World Cup Watch Guide
World Cup Watch Guide for Argentina Fans
Quick Answer
Share the total group size and the earliest and latest arrival times. Then find out what the booking actually holds, whether people can enter separately, where late arrivals should go, and how the requested sound or Spanish commentary will work.
Plan Around the Arrival Spread
The hard part is often not getting a reservation. It is keeping the group together when friends arrive at different times, seat holds have time limits, and late arrivals do not know where to rejoin.
- Give the venue the earliest and latest expected arrival times.
- Find out whether one person can check in for everyone.
- Learn whether late arrivals use a separate line or lose access to the booking.
- Put one person in charge of changes so the group hears one version.
Find Out What the Booking Actually Holds
A booking can mean a table, a number of seats, admission, or only a request on file. The group needs the exact meaning and the time when an unused seat or table can be released.

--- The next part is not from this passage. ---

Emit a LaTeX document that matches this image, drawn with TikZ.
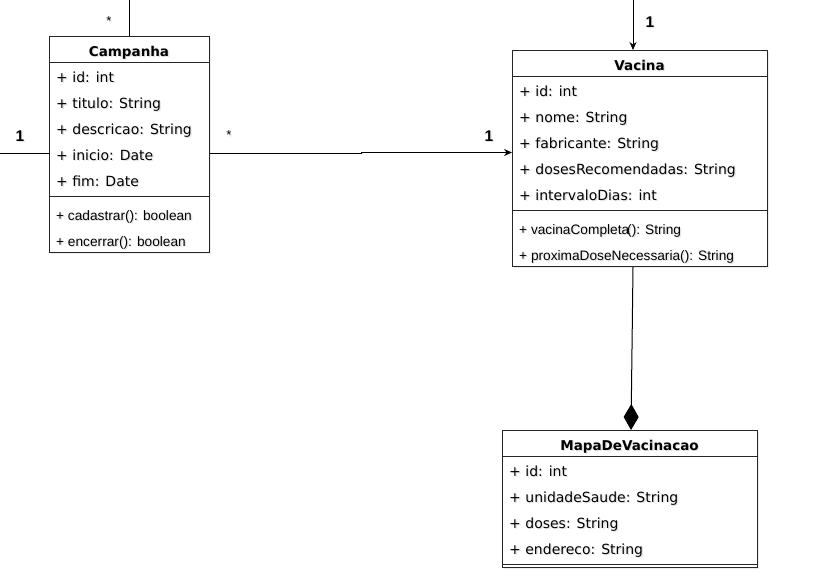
\documentclass[tikz,border=0pt]{standalone}
\usepackage{fontspec}
\setmainfont{DejaVu Sans}
\newfontfamily\methfont{Liberation Sans}
\usetikzlibrary{arrows.meta,shadows}
% a text label with a soft grey shadow behind it
\newcommand\shlabel[5]{%
  \node[#1,text=black!60,opacity=0.18] at ($(#3)+(1.3,1.6)$) {#5};
  \node[#1] (#2) at (#3) {#5};}
\usetikzlibrary{calc}
\begin{document}
\begin{tikzpicture}[x=1pt,y=-1pt,
  classbox/.style={draw=black!85,line width=1pt,fill=white,inner sep=0pt,anchor=north west,
    drop shadow={shadow xshift=1.5pt,shadow yshift=-1.5pt,opacity=0.15}},
  rule/.style={draw=black!85,line width=1pt},
  attr/.style={anchor=base west,inner sep=0pt,font=\fontsize{14}{16}\selectfont},
  meth/.style={anchor=base west,inner sep=0pt,font=\methfont\fontsize{13.7}{16}\selectfont},
  title/.style={anchor=base,inner sep=0pt,font=\bfseries\fontsize{13.5}{16}\selectfont},
  mult/.style={inner sep=0pt,font=\methfont\bfseries\fontsize{15.5}{17}\selectfont},
  star/.style={inner sep=0pt,font=\methfont\fontsize{13}{14}\selectfont},
  link/.style={draw=black,line width=1pt}]
\useasboundingbox (0,0) rectangle (827,582);
\fill[white] (0,0) rectangle (827,582);

% Campanha
\node[classbox,minimum width=160pt,minimum height=216pt] (camp) at (49,36) {};
\draw[rule] (49,62) -- (209,62);
\draw[rule] (49,196.5) -- (209,196.5);
\shlabel{title}{campT}{129,56}{}{Campanha}
\shlabel{attr}{c1}{56,82}{}{+ id: int}
\shlabel{attr}{c2}{56,108}{}{+ titulo: String}
\shlabel{attr}{c3}{56,134}{}{+ descricao: String}
\shlabel{attr}{c4}{56,160}{}{+ inicio: Date}
\shlabel{attr}{c5}{56,186}{}{+ fim: Date}
\shlabel{meth}{c6}{56,220}{}{+ cadastrar(): boolean}
\shlabel{meth}{c7}{56,246}{}{+ encerrar(): boolean}

% Vacina
\node[classbox,minimum width=255pt,minimum height=216pt] (vac) at (512,50) {};
\draw[rule] (512,76) -- (767,76);
\draw[rule] (512,210.5) -- (767,210.5);
\shlabel{title}{vacT}{639.5,70}{}{Vacina}
\shlabel{attr}{v1}{519,96}{}{+ id: int}
\shlabel{attr}{v2}{519,122}{}{+ nome: String}
\shlabel{attr}{v3}{519,148}{}{+ fabricante: String}
\shlabel{attr}{v4}{519,174}{}{+ dosesRecomendadas: String}
\shlabel{attr}{v5}{519,200}{}{+ intervaloDias: int}
\shlabel{meth}{v6}{519,234}{}{+ vacinaCompleta\kern-2pt(): String}
\shlabel{meth}{v7}{519,260}{}{+ proximaDoseNecessaria(): String}

% MapaDeVacinacao
\node[classbox,minimum width=255pt,minimum height=137pt] (mapa) at (502,430) {};
\draw[rule] (502,456) -- (757,456);
\draw[rule] (502,564) -- (757,564);
\shlabel{title}{mapaT}{629.5,450}{}{MapaDeVacinacao}
\shlabel{attr}{m1}{509,476}{}{+ id: int}
\shlabel{attr}{m2}{509,502}{}{+ unidadeSaude: String}
\shlabel{attr}{m3}{509,528}{}{+ doses: String}
\shlabel{attr}{m4}{509,554}{}{+ endereco: String}

% loose ends of associations leaving the picture
\coordinate (topC) at (129,0);
\coordinate (leftC) at (0,153.5);
\coordinate (topV) at (633,0);
\coordinate (bend) at (361,153.5);

% associations
\draw[link] (camp.north -| topC) -- (topC);
\draw[link] (leftC) -- (camp.west |- leftC);
\draw[link,-{Stealth[length=8pt,width=7pt]}] (camp.east |- bend) -- (bend) -- ++(0,-1) -- (vac.west |- 0,152.5);
\draw[link,-{Stealth[length=8pt,width=7pt]}] (topV) -- (vac.north -| topV);
\draw[link,-{Diamond[length=26pt,width=15pt]}] (vac.south -| topV) -- (631,430);

% multiplicities
\shlabel{star}{s1}{109,21}{}{*}
\shlabel{mult}{n1}{20,136}{}{1}
\shlabel{star}{s2}{229,135}{}{*}
\shlabel{mult}{n2}{489,136}{}{1}
\shlabel{mult}{n3}{650,22}{}{1}
\end{tikzpicture}
\end{document}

Keep Entry, Seats, and Audio in One Conversation
- Can people enter together or separately?
- Where are the seats in relation to the screen?
- Will the requested match have sound?
- Which commentary feed is planned if the group prefers Spanish?
Give Late Arrivals a Place to Rejoin
Pick an obvious place inside or near the venue where a late arrival can reconnect without searching the whole room. Keep a second venue or home option ready if the first location cannot hold the group together.
Share that fallback before travel begins; it is much harder to invent one after someone has been turned away or lost a seat.
Send the Final Version to Everyone
Once the venue has answered, send everyone the same entry, seating, audio, arrival, regrouping, and backup details. That final message is what keeps a staggered group from becoming several smaller plans.
Take match timing from a current official schedule and the entry, reservation, sound, and seating rules from the venue.